- Aim of the exercise: Restate exactly the lines of the entries below, beginning with the first and ending with the line that holds "import matplotlib.pyplot as plt". Pictures are not copied.

- Data for the task:
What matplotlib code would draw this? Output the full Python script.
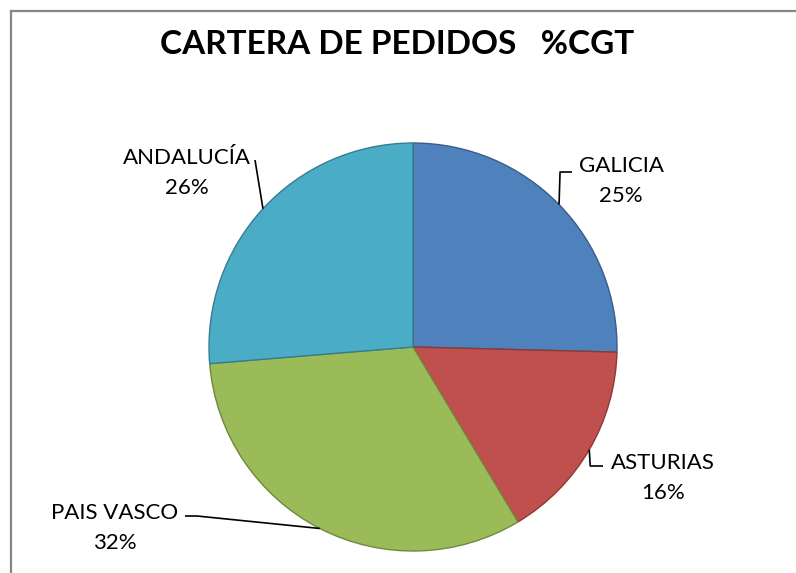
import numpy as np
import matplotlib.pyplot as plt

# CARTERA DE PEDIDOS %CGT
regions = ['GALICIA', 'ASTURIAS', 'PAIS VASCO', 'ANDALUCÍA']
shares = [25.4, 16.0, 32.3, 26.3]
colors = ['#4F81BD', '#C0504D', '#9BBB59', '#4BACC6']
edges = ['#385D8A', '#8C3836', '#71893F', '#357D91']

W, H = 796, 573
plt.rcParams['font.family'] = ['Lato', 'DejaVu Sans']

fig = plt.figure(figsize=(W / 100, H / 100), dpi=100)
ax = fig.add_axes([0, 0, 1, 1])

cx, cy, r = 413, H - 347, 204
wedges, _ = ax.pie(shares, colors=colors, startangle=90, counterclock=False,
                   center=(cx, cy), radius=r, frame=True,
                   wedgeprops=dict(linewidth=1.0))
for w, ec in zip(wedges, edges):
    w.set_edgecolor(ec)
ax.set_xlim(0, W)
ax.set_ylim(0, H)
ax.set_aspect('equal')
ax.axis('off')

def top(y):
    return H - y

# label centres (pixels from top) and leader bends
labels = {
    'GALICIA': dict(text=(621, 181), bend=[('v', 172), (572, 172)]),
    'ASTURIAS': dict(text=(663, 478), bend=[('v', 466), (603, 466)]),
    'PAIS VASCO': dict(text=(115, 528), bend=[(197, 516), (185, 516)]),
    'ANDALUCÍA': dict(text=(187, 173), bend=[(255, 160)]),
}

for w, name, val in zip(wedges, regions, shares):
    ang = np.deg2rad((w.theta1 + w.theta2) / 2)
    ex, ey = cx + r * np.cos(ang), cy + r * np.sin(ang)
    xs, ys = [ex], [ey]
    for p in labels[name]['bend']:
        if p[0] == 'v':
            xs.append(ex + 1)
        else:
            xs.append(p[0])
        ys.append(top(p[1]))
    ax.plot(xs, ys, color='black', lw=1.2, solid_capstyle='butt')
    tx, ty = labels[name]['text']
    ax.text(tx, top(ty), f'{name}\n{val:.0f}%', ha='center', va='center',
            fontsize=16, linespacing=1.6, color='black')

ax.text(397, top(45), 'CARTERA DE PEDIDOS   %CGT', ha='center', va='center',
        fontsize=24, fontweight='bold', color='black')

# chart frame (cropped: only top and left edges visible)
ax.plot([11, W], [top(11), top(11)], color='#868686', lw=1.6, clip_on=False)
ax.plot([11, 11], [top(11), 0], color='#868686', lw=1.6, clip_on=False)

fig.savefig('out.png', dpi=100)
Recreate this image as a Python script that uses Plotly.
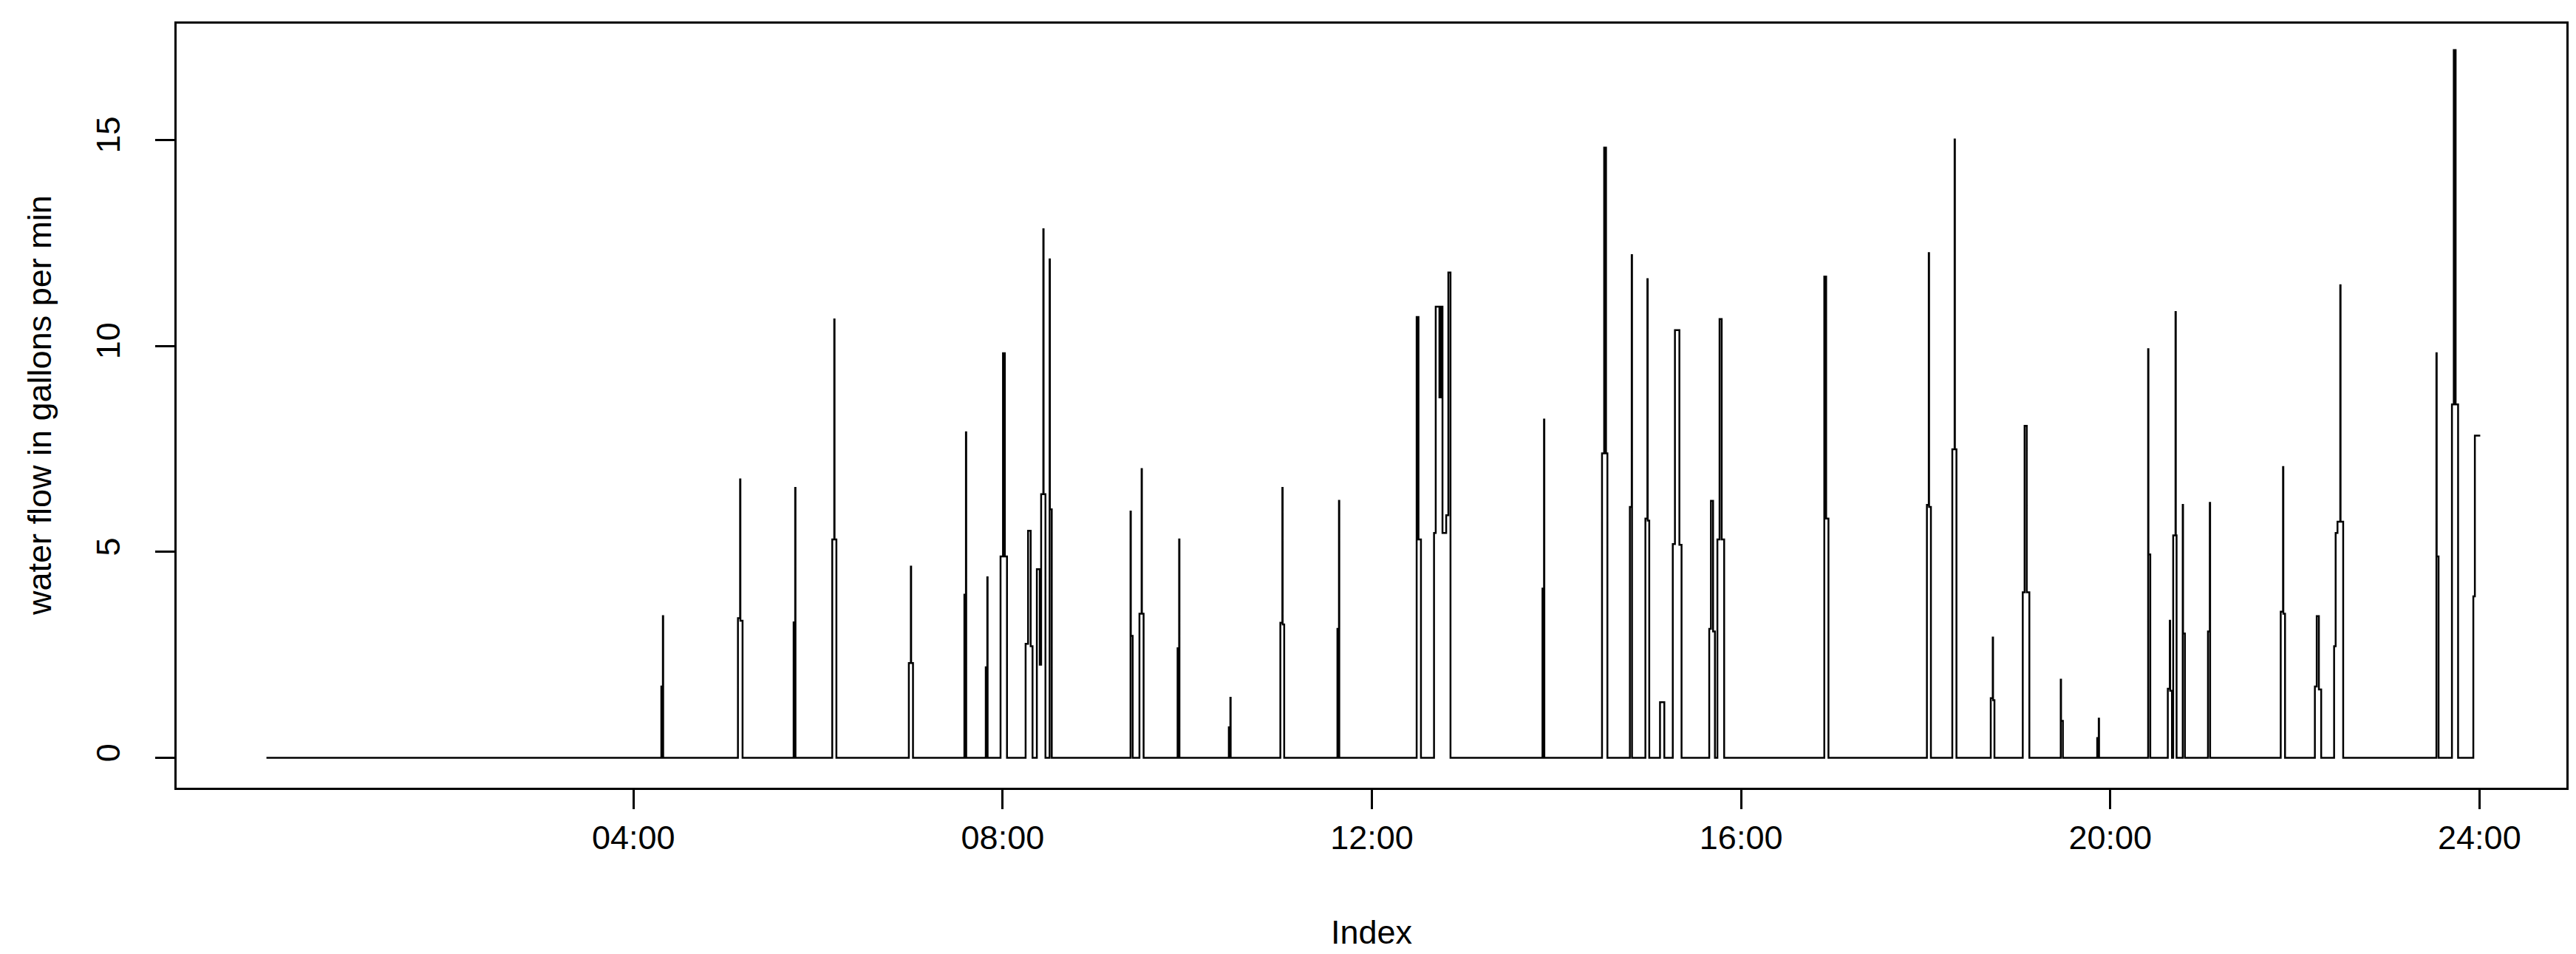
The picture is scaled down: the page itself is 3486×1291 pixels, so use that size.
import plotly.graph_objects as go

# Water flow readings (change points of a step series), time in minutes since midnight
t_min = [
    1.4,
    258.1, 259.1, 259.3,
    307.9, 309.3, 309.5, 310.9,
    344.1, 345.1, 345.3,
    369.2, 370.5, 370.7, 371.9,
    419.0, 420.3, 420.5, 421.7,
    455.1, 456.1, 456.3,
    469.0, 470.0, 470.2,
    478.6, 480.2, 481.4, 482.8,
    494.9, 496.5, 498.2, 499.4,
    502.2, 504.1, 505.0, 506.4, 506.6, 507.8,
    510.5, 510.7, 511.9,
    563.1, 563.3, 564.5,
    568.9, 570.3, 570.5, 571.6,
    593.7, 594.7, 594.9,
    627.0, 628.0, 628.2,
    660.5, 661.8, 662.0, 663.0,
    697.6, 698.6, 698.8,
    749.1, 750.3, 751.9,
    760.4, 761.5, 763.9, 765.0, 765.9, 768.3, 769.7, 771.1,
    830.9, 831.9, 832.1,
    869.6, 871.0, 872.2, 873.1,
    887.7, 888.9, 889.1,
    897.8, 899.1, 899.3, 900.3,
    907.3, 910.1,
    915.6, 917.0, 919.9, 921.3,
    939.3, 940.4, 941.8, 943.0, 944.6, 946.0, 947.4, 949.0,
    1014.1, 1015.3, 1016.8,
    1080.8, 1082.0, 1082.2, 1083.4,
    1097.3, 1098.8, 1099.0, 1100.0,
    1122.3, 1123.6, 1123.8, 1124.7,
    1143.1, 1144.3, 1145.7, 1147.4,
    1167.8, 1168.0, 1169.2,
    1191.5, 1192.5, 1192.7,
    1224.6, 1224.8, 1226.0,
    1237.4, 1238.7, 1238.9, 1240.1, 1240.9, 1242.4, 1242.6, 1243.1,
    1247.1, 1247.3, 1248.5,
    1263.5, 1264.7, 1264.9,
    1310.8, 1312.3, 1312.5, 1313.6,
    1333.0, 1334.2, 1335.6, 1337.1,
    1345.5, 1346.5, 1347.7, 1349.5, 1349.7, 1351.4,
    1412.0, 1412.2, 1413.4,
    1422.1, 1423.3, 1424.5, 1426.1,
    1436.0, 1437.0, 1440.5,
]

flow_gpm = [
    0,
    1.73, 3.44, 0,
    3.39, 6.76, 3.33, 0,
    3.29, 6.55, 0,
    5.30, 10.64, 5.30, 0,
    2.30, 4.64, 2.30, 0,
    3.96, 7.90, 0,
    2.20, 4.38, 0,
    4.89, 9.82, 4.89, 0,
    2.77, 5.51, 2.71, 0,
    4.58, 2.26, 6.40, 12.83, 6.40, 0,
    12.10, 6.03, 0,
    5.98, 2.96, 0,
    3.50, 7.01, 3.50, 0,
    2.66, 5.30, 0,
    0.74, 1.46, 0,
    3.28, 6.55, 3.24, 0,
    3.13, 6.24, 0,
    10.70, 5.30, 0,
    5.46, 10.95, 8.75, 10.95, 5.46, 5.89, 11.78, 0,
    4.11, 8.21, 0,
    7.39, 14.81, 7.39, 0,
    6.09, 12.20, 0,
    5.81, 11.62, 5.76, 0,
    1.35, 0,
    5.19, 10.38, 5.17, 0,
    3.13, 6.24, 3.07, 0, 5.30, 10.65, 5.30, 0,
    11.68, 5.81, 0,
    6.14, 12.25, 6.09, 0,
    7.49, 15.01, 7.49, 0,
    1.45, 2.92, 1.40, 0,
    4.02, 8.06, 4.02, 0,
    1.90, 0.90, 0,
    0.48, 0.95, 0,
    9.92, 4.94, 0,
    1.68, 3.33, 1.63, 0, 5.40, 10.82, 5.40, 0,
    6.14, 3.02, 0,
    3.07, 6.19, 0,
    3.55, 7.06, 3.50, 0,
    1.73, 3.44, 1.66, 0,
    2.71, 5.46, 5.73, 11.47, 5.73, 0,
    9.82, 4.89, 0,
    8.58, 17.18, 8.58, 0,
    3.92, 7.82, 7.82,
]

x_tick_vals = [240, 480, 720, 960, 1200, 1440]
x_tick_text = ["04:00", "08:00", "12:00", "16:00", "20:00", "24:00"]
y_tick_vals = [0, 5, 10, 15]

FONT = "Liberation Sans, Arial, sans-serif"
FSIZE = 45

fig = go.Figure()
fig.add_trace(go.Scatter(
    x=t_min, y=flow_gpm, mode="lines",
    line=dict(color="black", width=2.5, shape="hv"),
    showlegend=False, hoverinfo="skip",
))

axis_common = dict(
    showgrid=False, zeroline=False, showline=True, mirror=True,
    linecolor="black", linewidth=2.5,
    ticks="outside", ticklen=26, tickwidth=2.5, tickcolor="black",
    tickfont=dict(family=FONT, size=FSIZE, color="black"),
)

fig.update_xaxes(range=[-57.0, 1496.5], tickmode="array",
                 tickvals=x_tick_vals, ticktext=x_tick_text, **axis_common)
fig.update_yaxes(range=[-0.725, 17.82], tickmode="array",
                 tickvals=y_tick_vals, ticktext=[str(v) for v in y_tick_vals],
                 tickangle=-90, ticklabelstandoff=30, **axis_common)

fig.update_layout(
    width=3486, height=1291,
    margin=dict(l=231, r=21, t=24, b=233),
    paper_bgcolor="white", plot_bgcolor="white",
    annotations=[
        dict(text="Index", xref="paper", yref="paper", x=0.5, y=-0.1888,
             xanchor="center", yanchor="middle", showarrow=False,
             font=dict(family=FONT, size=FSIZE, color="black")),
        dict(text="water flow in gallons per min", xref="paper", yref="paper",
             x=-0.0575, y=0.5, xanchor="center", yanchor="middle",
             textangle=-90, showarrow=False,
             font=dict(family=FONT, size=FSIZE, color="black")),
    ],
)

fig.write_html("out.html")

- Exercise result:
What matplotlib code would draw this? Output the full Python script.
import numpy as np
import matplotlib.pyplot as plt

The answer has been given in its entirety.